Kamusal Ortalama… Eğer siz de keyif aldığınız bir işi icra edip, aynı zamanda bu işten hayatınızı idame ettirecek parayı kazanıyorsanız ve “aybaşı”, “maaş günü” gibi kavramlar, günlük diyaloklarınıza sık sık misafir oluyorsa, yazımızın başlığını oluşturan ögelerden birisiniz demektir. Ortamımıza hoş geldiniz!
Modern hayat(!) lügatımıza bir cümle kazandırmış sanırım; “Sevdiğin işi yap.” Cümle tatlı. Bir dönemin görünce aydınlandığı “Secret” kitabı gibi. Duyunca beynimizin ilk komutu, “hayal kur” oluyor haliyle. Kurmaz mıyız? Alasının alasını kurabiliyoruz eyvallah. Hatta o kadar yoruluyoruz ki hayal kurarken, sabahın ilk ışıklarından biraz önce akıllı mı akıllı telefonumuzun en beter melodisiyle uyandırılıyoruz tatlı düşlerimizden. Hemen renkli hayal pijamalarımızı çıkarıp mahkum kıyafetlerimiz üzerimizde düşüyoruz yollara. Nereye mi? Ortalamayı sabit tutmaya.
Bu yazıyı yazmak için klavyesinin tuşlarında ellerini gezdiren zat da dahil birçok insan bir ortalamaya dahil olmak için yıllarını harcadı, harcamaya devam ediyor, harcayacak da kamusal ortalama da bunlardan biri. Pek çoğumuzun yetiştirilme tarzında itaat, kanaat ve sebat kavramları yatar. Kanımca, bu üçlüden kurtulabilirseniz basit, sade ve doyumsuz bir hayat yaşayabiliyorsunuz. Eğer bir tanesi bile artık işlemişse hücrelerinize, kamusal ortalamaya dahil oluyor ve hatta mecbur kalıyorsunuz.
Uzun süredir mesleğinde tatminsizlik yaşayan biri olarak karaladım aklımdakileri.
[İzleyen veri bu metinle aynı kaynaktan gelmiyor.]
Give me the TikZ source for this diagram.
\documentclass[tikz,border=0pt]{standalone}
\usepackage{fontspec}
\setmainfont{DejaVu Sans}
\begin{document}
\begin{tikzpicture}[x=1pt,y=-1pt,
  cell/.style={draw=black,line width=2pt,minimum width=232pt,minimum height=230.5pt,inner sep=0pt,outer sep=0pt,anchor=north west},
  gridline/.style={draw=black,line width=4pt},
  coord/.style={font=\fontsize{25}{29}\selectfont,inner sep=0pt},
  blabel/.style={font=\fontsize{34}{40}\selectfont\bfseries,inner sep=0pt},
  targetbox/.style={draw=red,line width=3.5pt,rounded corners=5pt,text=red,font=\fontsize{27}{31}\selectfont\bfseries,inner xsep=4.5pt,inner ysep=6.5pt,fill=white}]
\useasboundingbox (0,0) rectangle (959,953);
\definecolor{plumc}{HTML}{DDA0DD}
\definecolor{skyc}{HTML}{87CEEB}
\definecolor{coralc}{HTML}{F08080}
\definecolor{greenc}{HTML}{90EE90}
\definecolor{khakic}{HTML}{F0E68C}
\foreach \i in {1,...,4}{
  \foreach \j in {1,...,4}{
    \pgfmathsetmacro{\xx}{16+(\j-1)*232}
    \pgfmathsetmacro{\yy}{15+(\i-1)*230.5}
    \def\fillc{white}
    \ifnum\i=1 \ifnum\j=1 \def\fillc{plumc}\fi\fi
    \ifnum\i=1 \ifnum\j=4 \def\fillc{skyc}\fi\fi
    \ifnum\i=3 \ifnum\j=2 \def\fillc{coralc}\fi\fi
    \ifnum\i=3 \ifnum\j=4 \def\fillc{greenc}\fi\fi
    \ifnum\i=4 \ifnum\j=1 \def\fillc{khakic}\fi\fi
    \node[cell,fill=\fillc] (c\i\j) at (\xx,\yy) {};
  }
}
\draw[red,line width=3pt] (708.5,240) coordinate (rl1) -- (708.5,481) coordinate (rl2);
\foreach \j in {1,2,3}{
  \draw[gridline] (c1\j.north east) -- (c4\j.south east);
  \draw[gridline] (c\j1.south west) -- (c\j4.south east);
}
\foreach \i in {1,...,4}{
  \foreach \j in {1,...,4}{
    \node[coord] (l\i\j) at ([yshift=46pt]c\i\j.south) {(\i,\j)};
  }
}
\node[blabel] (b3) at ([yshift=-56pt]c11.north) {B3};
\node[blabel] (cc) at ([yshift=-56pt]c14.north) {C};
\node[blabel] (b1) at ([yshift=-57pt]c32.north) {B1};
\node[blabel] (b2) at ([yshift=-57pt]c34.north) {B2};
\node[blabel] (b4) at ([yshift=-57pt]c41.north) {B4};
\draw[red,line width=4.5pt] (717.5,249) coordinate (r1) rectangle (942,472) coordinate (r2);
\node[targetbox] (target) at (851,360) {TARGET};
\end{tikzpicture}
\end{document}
Üretmek için naçizane enerjisi olan fakat bu enerjiyi hayatını ve hayatına dahil ettiklerinin standartlarını asla düşürmemek üzere sarf eden nice insanların hislerini yansıtmak için dile getirdim düşüncelerimi. Evet dostlar, yalnız değilsiniz. Kamusal ortalama sizi kendine mahkum ediyor.
BELİRTİLER
- Ben de birçoğunuz gibi işimde bulduğum boş vakitlerde farklı yerler hayal ediyorum, farklı mevkiler değil.
- Başka kültürlere misafir olmak istiyorum, bavul gibi gezmek değil.
- Üretmek ve ürettiğim her ne ise ondan besleyerek varlığımı yaşamak istiyorum, yap-boz talimatlı, doldur-boşaltlı yaşantılar değil.
- Konuşmayı henüz öğrenen bir bebek gibi uydurmak istiyorum kelimeleri, bir papağan edasıyla tekrar ederek değil.
- Mutluluğun tadına dilimle bakmak istiyorum, cüzdan kabarıklığı ve bir otomobil anahtarıyla değil.
- Enerjimi küçük bir gelincik çiçeğinin yapraklarını hayatta tutmak için harcamak istiyorum, kutsal mesai(!) kavramına değil.
- Galiba cep telefonumun beter melodisine birkaç küçük saat kaldı. Pijamalarımı kendi rızamla çıkarıp gardiyanı beklesem iyi olacak bu sabah.
Hepimize ortalamadan çıkmaya yetecek kadar enerji ve cesaret dileklerimle. Pijamayla kalın dostlar.